■ **Your goal**: Look for the line containing "Convert this diagram to TikZ code." and the line containing "(t2) at (490,484)" in the entries below. Copy those two and all lines between them exactly, leaving out pictures.

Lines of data
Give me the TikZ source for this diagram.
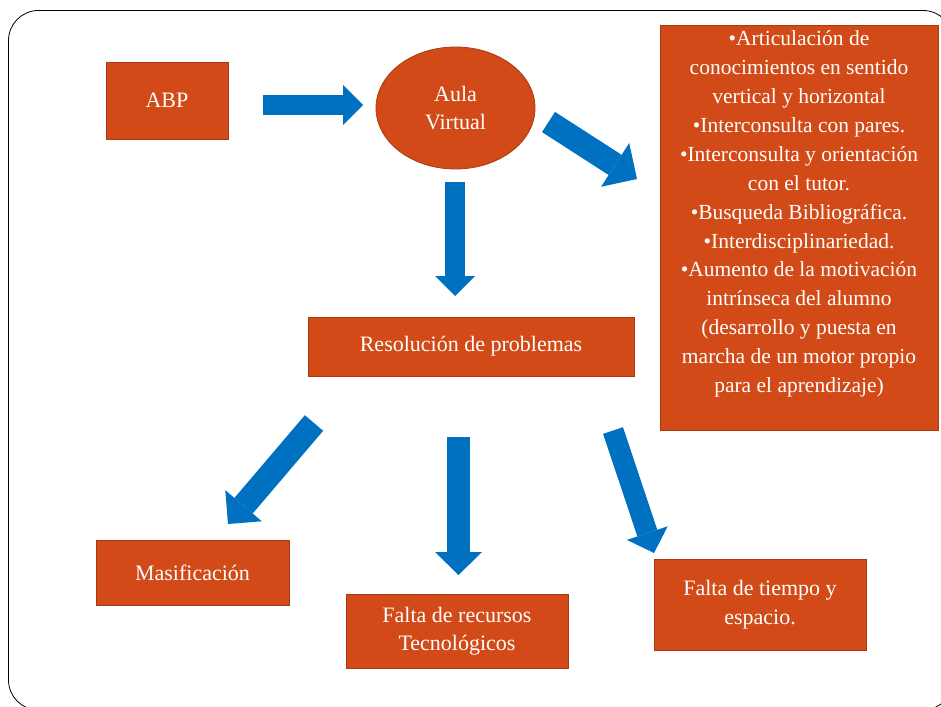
\documentclass[tikz,border=0pt]{standalone}
\usepackage{fontspec}
\setmainfont{Liberation Serif}
\usetikzlibrary{arrows.meta,shapes.geometric}
\definecolor{boxfill}{RGB}{209,74,23}
\definecolor{boxborder}{RGB}{170,58,18}
\definecolor{arrowblue}{RGB}{0,112,192}
\newcommand\fsz[2]{\fontsize{#1pt}{#2pt}\selectfont}
\tikzset{
  box/.style={draw=boxborder, fill=boxfill, line width=0.8pt, text=white,
    inner sep=0pt, align=center, font=\fsz{22}{28.5}},
  barrow/.style n args={3}{draw=arrowblue, line width=#1,
    -{Triangle[length=#3, width=#2, line width=0pt, fill=arrowblue]}},
  frame/.style={draw=black, line width=0.8pt, rounded corners=30pt}
}
\begin{document}
\begin{tikzpicture}[x=1pt,y=-1pt]
\useasboundingbox (0,0) rectangle (941,706);
\clip (0,0) rectangle (941,706);
\fill[white] (0,0) rectangle (941,706);
\draw[frame] (8.5,10.5) rectangle (953,710);

% nodes
\node[box, minimum width=122pt, minimum height=77pt] (abp) at (167,100.5) {ABP};
\node[box, ellipse, minimum width=159pt, minimum height=122pt] (aula) at (455.5,108) {Aula\\Virtual};
\node[box, minimum width=326pt, minimum height=59pt] (res) at (471,346.5) {Resolución de problemas};
\node[box, minimum width=278pt, minimum height=405pt] (rbox) at (799,227.5) {};
\node[text=white, inner sep=0pt, align=center, font=\fsz{21.5}{28.9}] (rtext) at (799,214)
  {•Articulación de\\conocimientos en sentido\\vertical y horizontal\\•Interconsulta con pares.\\•Interconsulta y orientación\\con el tutor.\\•Busqueda Bibliográfica.\\•Interdisciplinariedad.\\•Aumento de la motivación\\intrínseca del alumno\\(desarrollo y puesta en\\marcha de un motor propio\\para el aprendizaje)};
\node[box, minimum width=193pt, minimum height=65pt] (mas) at (192.5,572.5) {Masificación};
\node[box, minimum width=222pt, minimum height=74pt] (rec) at (457,631) {Falta de recursos\\Tecnológicos};
\node[box, minimum width=212pt, minimum height=91pt] (tie) at (760,604.5) {Falta de tiempo y\\espacio.};

% arrow end points
\coordinate (a1s) at (263,105);   \coordinate (a1e) at (363,105);
\coordinate (a2s) at (455,182);   \coordinate (a2e) at (455,296);
\coordinate (a3s) at (548.5,122); \coordinate (a3e) at (637,179);
\coordinate (a4s) at (314,423);   \coordinate (a4e) at (228,524);
\coordinate (a5s) at (458.5,437); \coordinate (a5e) at (458.5,575);
\coordinate (a6s) at (613,430.5); \coordinate (a6e) at (654,553);

\draw[barrow={20pt}{40pt}{20pt}] (a1s) -- (a1e);
\draw[barrow={20pt}{40pt}{20pt}] (a2s) -- (a2e);
\draw[barrow={24pt}{52pt}{26pt}] (a3s) -- (a3e);
\draw[barrow={24pt}{48pt}{24pt}] (a4s) -- (a4e);
\draw[barrow={23pt}{47pt}{23pt}] (a5s) -- (a5e);
\draw[barrow={21pt}{43pt}{21pt}] (a6s) -- (a6e);
\end{tikzpicture}
\end{document}
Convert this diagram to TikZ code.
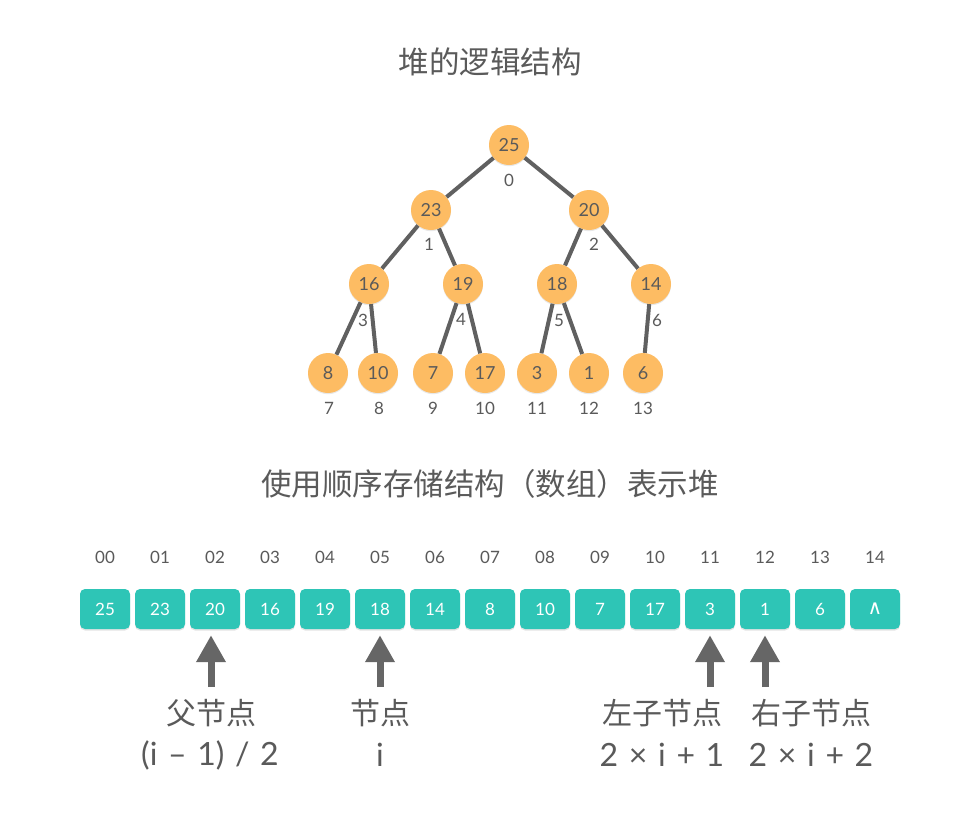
\documentclass[tikz,border=0pt]{standalone}
\usepackage{fontspec}
\setmainfont{Lato}
\newfontfamily\cjk{Noto Sans CJK SC}
\newfontfamily\dejavu{DejaVu Sans}
\usetikzlibrary{arrows.meta,shadows}
\definecolor{tc}{HTML}{5A5A5A}
\definecolor{hO}{HTML}{FDBC63}
\definecolor{teal}{HTML}{2EC5B6}
\definecolor{eg}{HTML}{606060}
\definecolor{ac}{HTML}{666666}
\begin{document}
\begin{tikzpicture}[x=1pt,y=-1pt,
  heap/.style={circle, fill=hO, minimum size=40pt, inner sep=0pt, text=tc,
    font=\fontsize{18}{18}\selectfont,
    drop shadow={opacity=.18, shadow xshift=0pt, shadow yshift=-1.2pt}},
  idx/.style={text=tc, font=\fontsize{17}{17}\selectfont},
  cell/.style={rounded corners=5pt, fill=teal, minimum width=50pt, minimum height=40pt,
    inner sep=0pt, text=white, font=\fontsize{17}{17}\selectfont,
    drop shadow={opacity=.22, shadow xshift=0pt, shadow yshift=-1.5pt}},
  link/.style={draw=eg, line width=4pt},
  title/.style={text=tc, font=\cjk\fontsize{30.5}{30.5}\selectfont},
  lab/.style={text=tc, font=\cjk\fontsize{30}{30}\selectfont},
  form/.style={text=tc, font=\fontsize{32}{32}\selectfont},
  arr/.style={draw=ac, line width=7pt, -{Triangle[width=28pt,length=27pt]}, shorten >=6pt}
]
\useasboundingbox[fill=white] (0,0) rectangle (980,817);

\node[title] (t1) at (490,62) {堆的逻辑结构};
\node[title] (t2) at (490,484) {使用顺序存储结构（数组）表示堆};

% tree
\node[heap] (n0) at (509,145) {25};
\node[heap] (n1) at (431,210) {23};
\node[heap] (n2) at (589,210) {20};
\node[heap] (n3) at (369,284) {16};
\node[heap] (n4) at (463,284) {19};
\node[heap] (n5) at (557,284) {18};
\node[heap] (n6) at (651,284) {14};
\node[heap] (n7) at (328,373) {8};
\node[heap] (n8) at (378,373) {10};
\node[heap] (n9) at (433,373) {7};
\node[heap] (n10) at (485,373) {17};
\node[heap] (n11) at (537,373) {3};
\node[heap] (n12) at (589,373) {1};
\node[heap] (n13) at (643,373) {6};

\draw[link] (n0) -- (n1);
\draw[link] (n0) -- (n2);
\draw[link] (n1) -- (n3);
\draw[link] (n1) -- (n4);
\draw[link] (n2) -- (n5);
\draw[link] (n2) -- (n6);
\draw[link] (n3) -- (n7);
\draw[link] (n3) -- (n8);
\draw[link] (n4) -- (n9);
\draw[link] (n4) -- (n10);
\draw[link] (n5) -- (n11);
\draw[link] (n5) -- (n12);
\draw[link] (n6) -- (n13);

\node[idx] (i0) at (509,180) {0};
\node[idx] (i1) at (429,244) {1};
\node[idx] (i2) at (594,244) {2};
\node[idx] (i3) at (363,320) {3};
\node[idx] (i4) at (461,319) {4};
\node[idx] (i5) at (559,320) {5};
\node[idx] (i6) at (657,320) {6};
\node[idx] (i7) at (329,408) {7};
\node[idx] (i8) at (379,408) {8};
\node[idx] (i9) at (433,408) {9};
\node[idx] (i10) at (485,408) {10};
\node[idx] (i11) at (537,408) {11};
\node[idx] (i12) at (589,408) {12};
\node[idx] (i13) at (643,408) {13};

% array
\foreach \v [count=\k from 0] in {25,23,20,16,19,18,14,8,10,7,17,3,1,6,{\dejavu\fontsize{20}{20}\selectfont ∧}} {
  \node[cell] (b\k) at ({105+55*\k},609) {\v};
}
\foreach \s [count=\k from 0] in {00,01,02,03,04,05,06,07,08,09,10,11,12,13,14} {
  \node[idx] (h\k) at ({105+55*\k},557) {\s};
}

% arrows
\coordinate (a2) at (211,687);
\coordinate (a5) at (380,687);
\coordinate (a11) at (710,687);
\coordinate (a12) at (765,687);
\draw[arr] (a2) -- (a2 |- b2.south);
\draw[arr] (a5) -- (b5);
\draw[arr] (a11) -- (b11);
\draw[arr] (a12) -- (b12);

\node[lab] (l1) at (211,713) {父节点};
\node[form] (f1) at (210,755) {(i\,\,–\,\,1)\,\,/\,\,2};
\node[lab] (l2) at (380,713) {节点};
\node[form] (f2) at (380,755) {i};
\node[lab] (l3) at (662,713) {左子节点};
\node[form] (f3) at (662,755) {2\,\,×\,\,i\,\,+\,\,1};
\node[lab] (l4) at (811,713) {右子节点};
\node[form] (f4) at (811,755) {2\,\,×\,\,i\,\,+\,\,2};
\end{tikzpicture}
\end{document}
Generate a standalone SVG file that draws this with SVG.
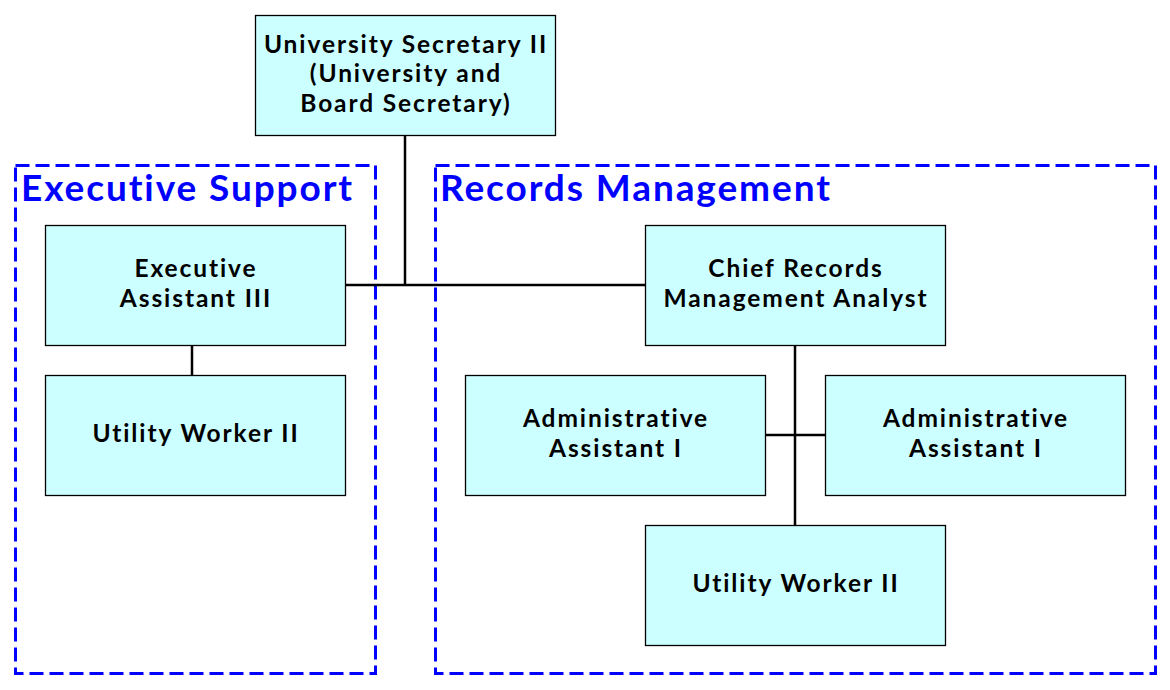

■ **Expected answer**:
Convert this diagram to TikZ code.
\documentclass[tikz,border=0pt]{standalone}
\usepackage{fontspec}
\setmainfont{Lato}
\newfontfamily\cjk{Noto Sans CJK SC}
\newfontfamily\dejavu{DejaVu Sans}
\usetikzlibrary{arrows.meta,shadows}
\definecolor{tc}{HTML}{5A5A5A}
\definecolor{hO}{HTML}{FDBC63}
\definecolor{teal}{HTML}{2EC5B6}
\definecolor{eg}{HTML}{606060}
\definecolor{ac}{HTML}{666666}
\begin{document}
\begin{tikzpicture}[x=1pt,y=-1pt,
  heap/.style={circle, fill=hO, minimum size=40pt, inner sep=0pt, text=tc,
    font=\fontsize{18}{18}\selectfont,
    drop shadow={opacity=.18, shadow xshift=0pt, shadow yshift=-1.2pt}},
  idx/.style={text=tc, font=\fontsize{17}{17}\selectfont},
  cell/.style={rounded corners=5pt, fill=teal, minimum width=50pt, minimum height=40pt,
    inner sep=0pt, text=white, font=\fontsize{17}{17}\selectfont,
    drop shadow={opacity=.22, shadow xshift=0pt, shadow yshift=-1.5pt}},
  link/.style={draw=eg, line width=4pt},
  title/.style={text=tc, font=\cjk\fontsize{30.5}{30.5}\selectfont},
  lab/.style={text=tc, font=\cjk\fontsize{30}{30}\selectfont},
  form/.style={text=tc, font=\fontsize{32}{32}\selectfont},
  arr/.style={draw=ac, line width=7pt, -{Triangle[width=28pt,length=27pt]}, shorten >=6pt}
]
\useasboundingbox[fill=white] (0,0) rectangle (980,817);

\node[title] (t1) at (490,62) {堆的逻辑结构};
\node[title] (t2) at (490,484) {使用顺序存储结构（数组）表示堆};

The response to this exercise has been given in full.